By Geoff Plant and Dylan Jones
In the Vancouver Sun

Jan. 26, 2015


 

One thing we can predict with confidence as we look at the year ahead is another federal election. This one will be the most interesting political contest we have had federally for some time.

It will be about the personalities and values of the party leaders and candidates. If it is like recent elections, it will also be about how to save struggling Ontario from economic decline.

Unless we act decisively, what it will not be about is the need for Canada to seize its place as an economic player on the Pacific front and what the west — particularly British Columbia — needs from Ottawa to be the vanguard of the Canadian effort.

The most critical public-sector elements to our success on the Pacific will be our diplomatic effort, trade treaties and support for trade, the quality and supply of our labour pool, our logistics system — i.e. our practical ability to bring goods to market — and cultural and language competencies. Almost all these areas require a federal government that is deeply engaged.

Ottawa has the treaty-making power and levies taxes to support trade promotion and export development efforts. The government has in recent years started taking Pacific trade treaties seriously with a breakthrough treaty in Korea and efforts in most important Asian markets. Much more needs to be done to support deal-flow after the treaties are signed and politicians go home.
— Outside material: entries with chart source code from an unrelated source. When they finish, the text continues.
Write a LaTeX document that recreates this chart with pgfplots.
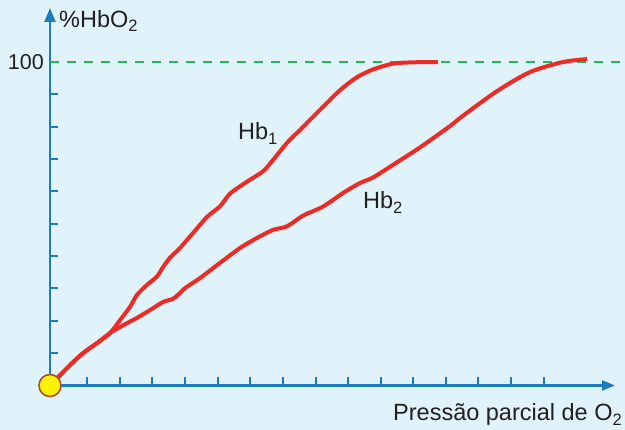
\documentclass[border=0pt]{standalone}
\usepackage{fontspec}
\setmainfont{Liberation Sans}
\usepackage{pgfplots}
\pgfplotsset{compat=1.18}
\usetikzlibrary{arrows.meta}

\definecolor{bgblue}{HTML}{E0F3FA}
\definecolor{axisblue}{HTML}{1D7BC0}
\definecolor{curvered}{HTML}{EE2A24}
\definecolor{dashgreen}{HTML}{29B45A}
\definecolor{txt}{HTML}{231F20}
\definecolor{dotyellow}{HTML}{FFF200}
\definecolor{dotbrown}{HTML}{A0522D}

\newcommand\lbl{\fontsize{23.5}{27}\selectfont\color{txt}}
\newcommand\sub[1]{\raisebox{-0.2em}{\fontsize{16.5}{17}\selectfont #1}}

\begin{document}
\begin{tikzpicture}
\path[use as bounding box, fill=bgblue] (0,0) rectangle (625pt,430pt);
\begin{axis}[
    at={(50pt,44.5pt)}, anchor=south west,
    scale only axis,
    width=565pt, height=377.5pt,
    xmin=0, xmax=565, ymin=0, ymax=116.7,
    enlargelimits=false,
    clip=false,
    axis lines=left,
    axis line style={line width=2.5pt, color=axisblue},
    x axis line style={-{Triangle[length=13pt,width=10pt]}},
    y axis line style={-{Triangle[length=14pt,width=11pt]}},
    tick align=inside,
    major tick length=8pt,
    tick style={line width=2pt, color=axisblue},
    xtick={37,70,102,135,168,200,233,266,298,331,363,396,428,461,494},
    xticklabels={},
    ytick={10,20,30,40,50,60,70,80,90,100},
    yticklabels={,,,,,,,,,100},
    yticklabel style={font=\fontsize{21.5}{25}\selectfont\color{txt}, inner sep=0pt, xshift=-6pt},
]
% 100 % reference line
\addplot[dashgreen, line width=2.2pt, dash pattern=on 9pt off 8pt]
    coordinates {(0,100) (575,100)};

% origin dot
\addplot[only marks, mark=*, mark size=11pt,
    mark options={fill=dotyellow, draw=dotbrown, line width=1.6pt}]
    coordinates {(0,0)};

% Hb1
\addplot[curvered, line width=4pt, smooth, tension=0.45] coordinates {
    (0,0) (20,6.3) (33,10.0) (47,13.1) (60,16.2) (70,20.2) (80,24.3)
    (87,28.0) (97,31.1) (107,33.7) (113,36.6) (120,39.5) (130,42.5)
    (137,45.0) (143,47.1) (157,52.1) (170,55.4) (180,59.3) (197,63.0)
    (213,66.2) (223,69.7) (237,75.0) (250,79.0) (270,85.2) (290,91.3)
    (307,95.3) (323,97.7) (343,99.5) (363,99.9) (388,100)
};

% Hb2
\addplot[curvered, line width=4pt, smooth, tension=0.45] coordinates {
    (0,0) (20,6.3) (33,10.0) (47,13.1) (60,16.2) (73,18.6) (87,20.9)
    (100,23.3) (113,25.8) (123,26.8) (130,28.6) (135,30.1) (150,33.2)
    (167,37.2) (190,42.5) (207,45.6) (223,48.1) (237,49.2) (253,52.5)
    (273,55.3) (293,59.5) (310,62.6) (323,64.3) (343,68.2) (370,73.6)
    (400,80.2) (413,83.4) (447,91.0) (480,96.9) (513,100) (537,100.9)
};

\node[anchor=base west, inner sep=0pt] at (axis cs:9,110.8) {\lbl\%HbO\sub{2}};
\node[anchor=base west, inner sep=0pt] at (axis cs:188,75.9) {\lbl Hb\sub{1}};
\node[anchor=base west, inner sep=0pt] at (axis cs:313,54.6) {\lbl Hb\sub{2}};
\node[anchor=base east, inner sep=0pt] at (axis cs:572,-10.9) {\lbl Pressão parcial de O\sub{2}};
\end{axis}
\end{tikzpicture}
\end{document}
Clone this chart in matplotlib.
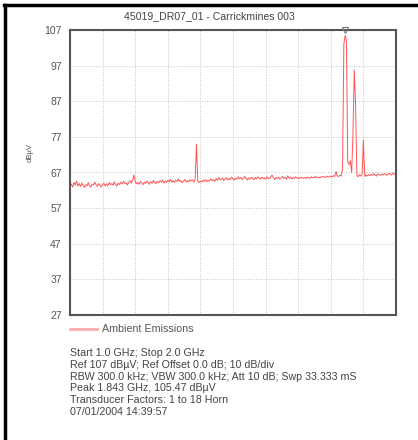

Canada tends to be slower than other countries to create jobs and supply-chain relationships after we sign trade treaties. This is primarily the responsibility of the private sector, but there are ways Ottawa needs to help more, particularly for our small and medium-sized companies, which risk everything if they move into an unfamiliar market and get it wrong.

Canada’s continued protection of supply management has been a major impediment to negotiating good market access across virtually every area of our export economy.

Another vital area is Aboriginal people fully contributing to, and benefiting from, economic opportunity. This is not just about the need to integrate the recognition of aboriginal rights and title more fully into land and resource development. It’s also about reforming models of service delivery that, too often, perpetuate poverty without creating the ladders of opportunity — education, community health, housing — that are needed to break the welfare cycle.

On both counts, the absence of federal leadership has impacts felt acutely throughout the west.

The federal government is also responsible for immigration and employment insurance, which are critical labour-force policies. The recent years have been a mixed story, with employment insurance changes being largely beneficial to B.C. while changes to temporary worker policies will very likely hurt the B.C. economy.

We could go on; navigation, banking, intellectual property are some other areas the federal government wields economic levers essential to our success.

What is clearly not happening is the development of an economic strategy in any kind of partnership with the provinces and with a clear focus on Pacific opportunity.

It is striking how much British Columbia shares interests with the other western provinces — Alberta, Saskatchewan and Manitoba — in seeking an Ottawa that is focused on Pacific economic strategy. All western provinces are essentially export-driven economies. All have deep interests in access to markets, good people with the right skills and world-class logistics infrastructure. Westerners generally have a visceral understanding that the good life for yourself comes from what you contribute, what value you create for others.

These provinces are also deeply economically integrated. More B.C. jobs and wealth are created by what it trades with its western neighbours than with any foreign country, including China and the United States. So, working together just makes sense because the success of any western province is good for them all.

Before partisanship, politics and theatre take over, now would be a great time for the western premiers to articulate policy expectations prior to the next election. Ideally, this would not be file-by-file but an integrated statement of expectation from the west, supported by all its leaders and connected to an ambitious vision for Canada as a Pacific country.

No province is better positioned to take the lead on that than British Columbia.

Geoff Plant was attorney general in British Columbia from 2001-05, and is chair of the Canada West Foundation, a think-tank devoted to the prosperity of Western Canada. Dylan Jones is president & CEO of the foundation.